Sections 741 through 746 include the provisions of the September 11 Family Humanitarian Relief and Patriotism Act. Section 742 calls for the adjustment of status to permanent residency of any applicant who is spouses and children of people lawfully in the US who were killed in the September 11th attacks. Applicants will have two years to apply from the date where DHS issues regulations implementing this section. Several provisions barring applicants from applying for adjustment such as having been previously ordered removed are waived for people applying under this section. Spouses and children of people killed in the September 11th attacks will also be eligible for cancellation of removal and those already ordered removed may file motions to reopen removal proceedings.

 

Section 751 states that individuals who are not US citizens shall not be denied the opportunity to apply for membership in the US Armed Forces. Individuals will be eligible for US citizenship after performing at least two years of honorable and satisfactory service on active duty and citizenship shall be granted within 90 days of application. The normal naturalization requirements are waived except that the applicant must demonstrate to his or military chain of command, proficiency in English, good moral character and knowledge of US government and history. 

 

Section 752 broadens the rules for certain athletes seeking non-immigrant status. P visas will now be open to athletes and coaches who are part of a team or franchise located in the US and is a member of a foreign league or association of 15 or more amateur sports teams, if

 

  1. the foreign league or association is the highest level of amateur performance of that sport in the relevant foreign country.
  2. participation in such league or association renders players ineligible to earn a scholarship in or participate in that sport at a college or university in the US.
  3. a significant number of the individuals who play in the league or association are drafted by a major sports league or a minor league affiliate of such a sports league.
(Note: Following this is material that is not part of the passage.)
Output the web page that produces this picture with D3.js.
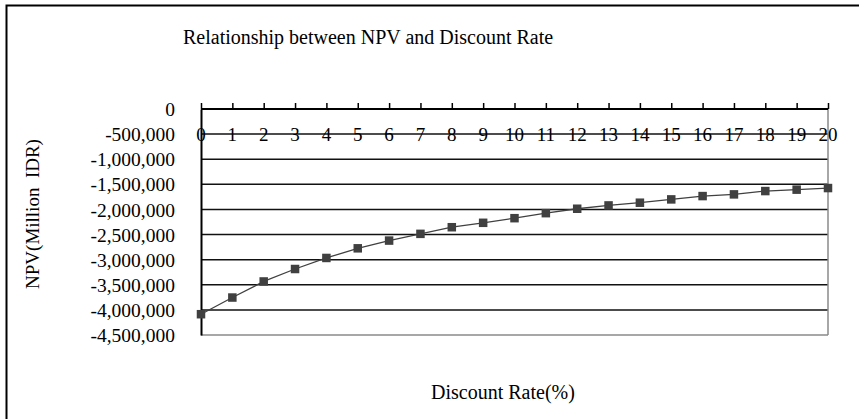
<!DOCTYPE html>
<html>
<head>
<meta charset="utf-8">
<script src="https://cdn.jsdelivr.net/npm/d3@7"></script>
<style>
  body { margin: 0; background: #fff; }
  svg { display: block; }
  text { font-family: "Liberation Serif", "Times New Roman", serif; fill: #000; }
</style>
</head>
<body>
<svg id="chart" width="859" height="419"></svg>
<script>
// Data
const rates = [0,1,2,3,4,5,6,7,8,9,10,11,12,13,14,15,16,17,18,19,20];
const npv = [-4086000,-3754000,-3434000,-3186000,-2966000,-2774000,-2620000,-2486000,-2354000,-2266000,-2174000,-2074000,-1986000,-1920000,-1866000,-1800000,-1734000,-1700000,-1634000,-1606000,-1574000];
const yTicks = [0,-500000,-1000000,-1500000,-2000000,-2500000,-3000000,-3500000,-4000000,-4500000];
const titleText = "Relationship between NPV and Discount Rate";
const xTitle = "Discount Rate(%)";
const yTitle = "NPV(Million\u00a0\u00a0IDR)";

const svg = d3.select("#chart");
const W = 859, H = 419;
const plot = {left: 201, right: 828, top: 109, bottom: 335};

// outer frame
svg.append("rect").attr("x", 6.5).attr("y", 5.5).attr("width", W + 10).attr("height", H + 10)
  .attr("fill", "none").attr("stroke", "#000").attr("stroke-width", 2);

const x = d3.scaleLinear().domain([0, 20]).range([plot.left, plot.right]);
const y = d3.scaleLinear().domain([0, -4500000]).range([plot.top, plot.bottom]);

// gridlines
svg.append("g").selectAll("line").data(yTicks.filter(v => v !== 0 && v !== -4500000)).join("line")
  .attr("x1", plot.left).attr("x2", plot.right)
  .attr("y1", d => y(d)).attr("y2", d => y(d))
  .attr("stroke", "#111").attr("stroke-width", 1.5);

// plot border right & bottom (grey)
svg.append("line").attr("x1", plot.right).attr("x2", plot.right).attr("y1", plot.top).attr("y2", plot.bottom)
  .attr("stroke", "#8a8a8a").attr("stroke-width", 1.5);
svg.append("line").attr("x1", plot.left).attr("x2", plot.right).attr("y1", plot.bottom).attr("y2", plot.bottom)
  .attr("stroke", "#8a8a8a").attr("stroke-width", 1.5);

// Y axis
const yAxis = d3.axisLeft(y).tickValues(yTicks).tickSize(0).tickPadding(26)
  .tickFormat(d => d3.format(",")(d).replace("\u2212", "-"));
const yg = svg.append("g").attr("transform", `translate(${plot.left},0)`).call(yAxis);
yg.select(".domain").attr("stroke", "#000").attr("stroke-width", 2);
yg.selectAll("text").style("font-size", "19.5px").style("font-family", '"Liberation Serif", serif').attr("dy", "0.34em");

// X axis at y=0, ticks upward, labels below
const xAxis = d3.axisTop(x).tickValues(rates).tickSize(6).tickFormat("");
const xg = svg.append("g").attr("transform", `translate(0,${y(0)})`).call(xAxis);
xg.select(".domain").attr("stroke", "#000").attr("stroke-width", 2).attr("d", `M${plot.left},0H${plot.right}`);
xg.selectAll(".tick line").attr("stroke", "#000").attr("stroke-width", 1.5);

svg.append("g").selectAll("text").data(rates).join("text")
  .attr("x", d => x(d)).attr("y", y(0) + 32)
  .attr("text-anchor", "middle").style("font-size", "19px")
  .text(d => d);

// line
const line = d3.line().x((d, i) => x(rates[i])).y(d => y(d));
svg.append("path").datum(npv).attr("d", line)
  .attr("fill", "none").attr("stroke", "#404040").attr("stroke-width", 1.3);

// markers
const ms = 8.5;
svg.append("g").selectAll("rect").data(npv).join("rect")
  .attr("x", (d, i) => x(rates[i]) - ms / 2).attr("y", d => y(d) - ms / 2)
  .attr("width", ms).attr("height", ms).attr("fill", "#404040");

// titles
svg.append("text").attr("x", 183).attr("y", 44).style("font-size", "20px").text(titleText);
svg.append("text").attr("x", 503).attr("y", 399).attr("text-anchor", "middle").style("font-size", "20px").text(xTitle);
svg.append("text").attr("transform", "translate(39,214) rotate(-90)").attr("text-anchor", "middle")
  .style("font-size", "19px").text(yTitle);
</script>
</body>
</html>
The section also includes a provision now including professional and amateur performers in theatrical ice skating productions in the P athlete category.

 

Advisory opinions will no longer be required for members of a) professional leagues described in INA Section 204(i)(2) (applicable to leagues grossing more than $10,000,000 and having at least six teams), b) members of foreign leagues described above and c) performers in theatrical ice skating productions.

 

Multiple athletes will now be able to apply under a single petition and only pay one fee.

 

A new provision is added that specifically states that athletes are not required to use the P category if they wish to pursue another visa strategy.

 

 

Section 753 extends the H-2B provisions from the REAL ID Act from 2005. That law allowed returning H-2B workers not to be counted against the annual H-2B cap. This provision would extend the provisions from 2006 to 2009.

 

Section 758 contains the provisions of the Initial Entry, Adjustment, and Citizenship Assistance Grant Act of 2006. USCIS will provide funding to community-based organizations to develop and implement programs to assist eligible applicants for the conditional nonimmigrant worker and adjustment of status program provided under this law. 50% of the funds are reserved for programs in the ten states with the highest percentage of foreign-born residents and 20% are reserved for all the other states. 2% of the fees for the H-2C and conditional nonimmigrant visas will be reserved to fund this program.

 

Section 763 modifies Section 504 to note that widows and orphans of US citizens who would are allowed to continue a petition as an immediate relative, may seek to be paroled back into the US if they have left the US or been removed and they will be permitted to apply to adjust status. Motions to reopen may be filed by people who were denied petitions but would have been eligible to adjust were this law in effect at the time of the denial. Such motions must be filed within two years of enactment.

 

Section 765 states that the unlawful presence bars and bars applicable to those subject to a bar due to reentering the country after being ordered removed may seek a waiver if they had a permanent residency petition on file before the date of the enactment of the new law. Applicants for such waivers must pay a $2000 fine.